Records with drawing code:
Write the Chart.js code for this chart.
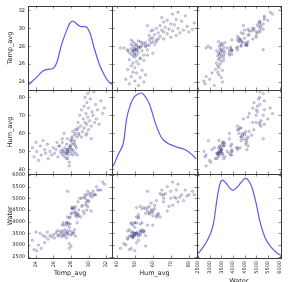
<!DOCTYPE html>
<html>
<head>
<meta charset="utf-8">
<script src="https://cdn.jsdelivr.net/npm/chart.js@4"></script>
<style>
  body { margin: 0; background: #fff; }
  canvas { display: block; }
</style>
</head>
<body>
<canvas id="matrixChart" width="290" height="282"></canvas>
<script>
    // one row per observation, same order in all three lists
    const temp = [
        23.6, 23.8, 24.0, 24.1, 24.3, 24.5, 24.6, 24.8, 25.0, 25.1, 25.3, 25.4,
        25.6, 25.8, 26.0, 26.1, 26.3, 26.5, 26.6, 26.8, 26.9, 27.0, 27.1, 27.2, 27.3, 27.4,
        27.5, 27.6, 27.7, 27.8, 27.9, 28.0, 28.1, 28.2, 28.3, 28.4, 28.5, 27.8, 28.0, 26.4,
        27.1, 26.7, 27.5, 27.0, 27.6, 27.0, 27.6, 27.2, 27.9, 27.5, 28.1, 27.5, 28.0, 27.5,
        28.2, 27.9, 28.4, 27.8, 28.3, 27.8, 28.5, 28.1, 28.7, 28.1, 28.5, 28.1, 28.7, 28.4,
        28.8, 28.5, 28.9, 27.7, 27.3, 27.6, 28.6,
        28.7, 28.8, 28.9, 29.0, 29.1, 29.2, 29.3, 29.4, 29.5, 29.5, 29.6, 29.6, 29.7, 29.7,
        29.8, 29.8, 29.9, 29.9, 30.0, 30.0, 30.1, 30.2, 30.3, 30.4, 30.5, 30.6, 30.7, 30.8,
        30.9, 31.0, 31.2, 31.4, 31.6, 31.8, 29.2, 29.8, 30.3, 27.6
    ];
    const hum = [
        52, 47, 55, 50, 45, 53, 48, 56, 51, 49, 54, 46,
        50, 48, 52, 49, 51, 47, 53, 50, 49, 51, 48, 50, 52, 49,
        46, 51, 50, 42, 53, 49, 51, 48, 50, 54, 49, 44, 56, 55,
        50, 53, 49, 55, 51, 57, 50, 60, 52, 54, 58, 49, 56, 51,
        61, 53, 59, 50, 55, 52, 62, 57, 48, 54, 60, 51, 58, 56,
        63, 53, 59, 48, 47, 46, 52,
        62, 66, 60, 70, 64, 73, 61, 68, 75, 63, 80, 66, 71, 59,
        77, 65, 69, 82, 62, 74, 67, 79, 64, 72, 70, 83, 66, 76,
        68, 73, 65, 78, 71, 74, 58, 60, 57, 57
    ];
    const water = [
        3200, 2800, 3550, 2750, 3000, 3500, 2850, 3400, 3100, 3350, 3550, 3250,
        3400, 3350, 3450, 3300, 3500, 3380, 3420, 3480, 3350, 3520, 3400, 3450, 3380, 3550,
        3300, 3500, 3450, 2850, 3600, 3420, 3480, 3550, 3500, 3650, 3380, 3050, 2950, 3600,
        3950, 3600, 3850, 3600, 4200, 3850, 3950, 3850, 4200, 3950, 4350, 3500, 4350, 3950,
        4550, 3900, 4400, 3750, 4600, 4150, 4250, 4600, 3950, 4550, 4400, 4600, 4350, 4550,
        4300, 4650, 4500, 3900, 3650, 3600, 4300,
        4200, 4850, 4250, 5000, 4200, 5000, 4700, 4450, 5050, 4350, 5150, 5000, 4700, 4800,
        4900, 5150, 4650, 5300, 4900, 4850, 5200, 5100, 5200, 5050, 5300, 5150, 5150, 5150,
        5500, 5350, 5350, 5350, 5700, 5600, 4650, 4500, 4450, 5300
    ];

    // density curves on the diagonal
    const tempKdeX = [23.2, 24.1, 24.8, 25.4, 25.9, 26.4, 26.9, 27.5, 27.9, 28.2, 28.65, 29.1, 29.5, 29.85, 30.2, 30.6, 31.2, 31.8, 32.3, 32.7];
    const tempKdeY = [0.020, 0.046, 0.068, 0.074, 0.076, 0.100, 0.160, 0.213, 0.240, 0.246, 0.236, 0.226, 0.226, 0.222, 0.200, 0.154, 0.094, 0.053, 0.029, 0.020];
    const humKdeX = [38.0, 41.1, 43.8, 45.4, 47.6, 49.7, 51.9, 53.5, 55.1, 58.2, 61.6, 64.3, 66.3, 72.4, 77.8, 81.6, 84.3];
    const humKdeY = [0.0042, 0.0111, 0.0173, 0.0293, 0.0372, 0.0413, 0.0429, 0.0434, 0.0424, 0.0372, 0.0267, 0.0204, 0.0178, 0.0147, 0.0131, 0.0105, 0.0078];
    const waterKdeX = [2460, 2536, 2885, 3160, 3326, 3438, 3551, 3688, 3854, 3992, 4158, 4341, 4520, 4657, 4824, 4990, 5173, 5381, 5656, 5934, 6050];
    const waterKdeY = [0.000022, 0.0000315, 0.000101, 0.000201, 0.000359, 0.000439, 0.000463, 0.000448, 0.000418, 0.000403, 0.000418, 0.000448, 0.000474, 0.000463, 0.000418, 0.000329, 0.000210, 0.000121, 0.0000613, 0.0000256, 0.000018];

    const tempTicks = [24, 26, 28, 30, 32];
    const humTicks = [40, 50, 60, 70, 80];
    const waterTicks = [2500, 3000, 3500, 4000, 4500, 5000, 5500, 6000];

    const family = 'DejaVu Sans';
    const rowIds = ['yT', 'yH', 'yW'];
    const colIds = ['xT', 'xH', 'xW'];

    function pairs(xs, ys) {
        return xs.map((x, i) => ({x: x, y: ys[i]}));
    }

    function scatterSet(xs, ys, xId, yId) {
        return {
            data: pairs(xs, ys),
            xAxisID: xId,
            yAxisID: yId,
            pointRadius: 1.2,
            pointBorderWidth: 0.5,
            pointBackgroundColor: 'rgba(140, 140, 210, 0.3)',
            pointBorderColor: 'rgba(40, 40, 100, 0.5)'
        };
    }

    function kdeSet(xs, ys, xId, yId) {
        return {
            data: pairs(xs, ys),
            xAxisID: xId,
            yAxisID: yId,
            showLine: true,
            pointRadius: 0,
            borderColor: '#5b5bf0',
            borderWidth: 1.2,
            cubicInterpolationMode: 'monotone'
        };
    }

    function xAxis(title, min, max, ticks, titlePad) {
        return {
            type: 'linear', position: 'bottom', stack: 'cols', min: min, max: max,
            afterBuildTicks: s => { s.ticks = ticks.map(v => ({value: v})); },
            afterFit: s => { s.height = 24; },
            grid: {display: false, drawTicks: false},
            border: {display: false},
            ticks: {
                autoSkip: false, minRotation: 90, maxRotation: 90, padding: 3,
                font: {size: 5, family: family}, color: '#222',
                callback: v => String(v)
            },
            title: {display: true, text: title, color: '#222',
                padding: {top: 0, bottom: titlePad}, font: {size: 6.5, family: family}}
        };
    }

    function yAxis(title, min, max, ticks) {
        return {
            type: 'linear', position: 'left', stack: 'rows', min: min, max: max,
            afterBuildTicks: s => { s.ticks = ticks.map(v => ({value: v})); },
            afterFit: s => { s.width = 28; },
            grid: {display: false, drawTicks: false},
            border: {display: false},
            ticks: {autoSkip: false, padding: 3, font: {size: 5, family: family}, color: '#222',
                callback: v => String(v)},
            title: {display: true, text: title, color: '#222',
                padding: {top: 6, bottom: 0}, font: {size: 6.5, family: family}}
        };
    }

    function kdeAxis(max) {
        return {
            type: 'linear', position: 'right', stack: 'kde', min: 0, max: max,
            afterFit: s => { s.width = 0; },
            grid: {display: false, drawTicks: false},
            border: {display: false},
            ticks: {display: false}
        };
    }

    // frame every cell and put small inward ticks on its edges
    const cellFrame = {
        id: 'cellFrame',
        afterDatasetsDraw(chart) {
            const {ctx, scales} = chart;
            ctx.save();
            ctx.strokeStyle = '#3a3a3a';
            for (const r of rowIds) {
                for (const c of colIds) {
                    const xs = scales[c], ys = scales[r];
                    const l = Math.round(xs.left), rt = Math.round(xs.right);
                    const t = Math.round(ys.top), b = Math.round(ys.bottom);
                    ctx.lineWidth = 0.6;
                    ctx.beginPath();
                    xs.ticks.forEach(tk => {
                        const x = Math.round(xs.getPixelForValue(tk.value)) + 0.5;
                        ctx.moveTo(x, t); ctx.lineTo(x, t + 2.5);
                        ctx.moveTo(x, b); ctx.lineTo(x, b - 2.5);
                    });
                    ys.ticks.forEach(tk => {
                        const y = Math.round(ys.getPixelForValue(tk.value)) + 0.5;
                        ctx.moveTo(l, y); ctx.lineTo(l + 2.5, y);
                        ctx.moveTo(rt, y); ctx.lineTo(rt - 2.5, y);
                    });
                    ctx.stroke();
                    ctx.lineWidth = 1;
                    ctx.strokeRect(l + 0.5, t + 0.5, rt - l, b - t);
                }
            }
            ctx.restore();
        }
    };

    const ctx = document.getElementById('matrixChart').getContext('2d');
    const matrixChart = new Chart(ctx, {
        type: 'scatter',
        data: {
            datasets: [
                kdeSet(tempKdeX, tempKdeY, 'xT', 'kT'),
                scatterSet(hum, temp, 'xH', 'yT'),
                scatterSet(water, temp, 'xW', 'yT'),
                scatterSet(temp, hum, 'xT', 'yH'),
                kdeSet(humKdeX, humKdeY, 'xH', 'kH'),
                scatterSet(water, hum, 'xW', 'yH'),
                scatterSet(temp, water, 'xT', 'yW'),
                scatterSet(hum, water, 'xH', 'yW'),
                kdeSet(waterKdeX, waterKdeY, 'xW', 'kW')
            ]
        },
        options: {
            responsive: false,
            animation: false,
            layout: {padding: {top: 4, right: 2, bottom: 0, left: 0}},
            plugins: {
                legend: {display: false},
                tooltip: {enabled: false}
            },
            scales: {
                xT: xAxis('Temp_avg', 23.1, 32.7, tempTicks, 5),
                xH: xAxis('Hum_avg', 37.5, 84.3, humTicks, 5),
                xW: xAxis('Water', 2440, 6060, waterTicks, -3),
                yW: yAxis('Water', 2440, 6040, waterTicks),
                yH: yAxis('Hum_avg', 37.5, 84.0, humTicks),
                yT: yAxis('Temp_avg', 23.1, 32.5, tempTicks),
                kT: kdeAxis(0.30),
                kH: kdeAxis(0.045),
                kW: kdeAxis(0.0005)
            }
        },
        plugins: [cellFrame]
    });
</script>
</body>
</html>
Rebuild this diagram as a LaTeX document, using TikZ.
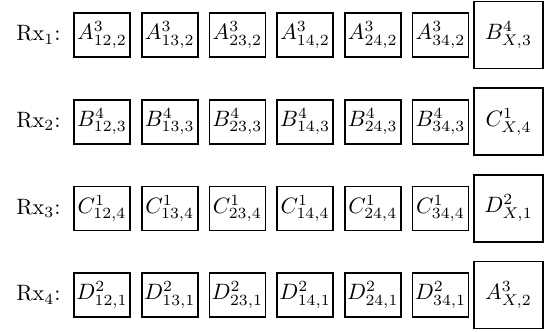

=== Work to complete ===
Among the entries above, how many lines include the word "this"? Reply with the number only.

=== Solution to the exercise ===
2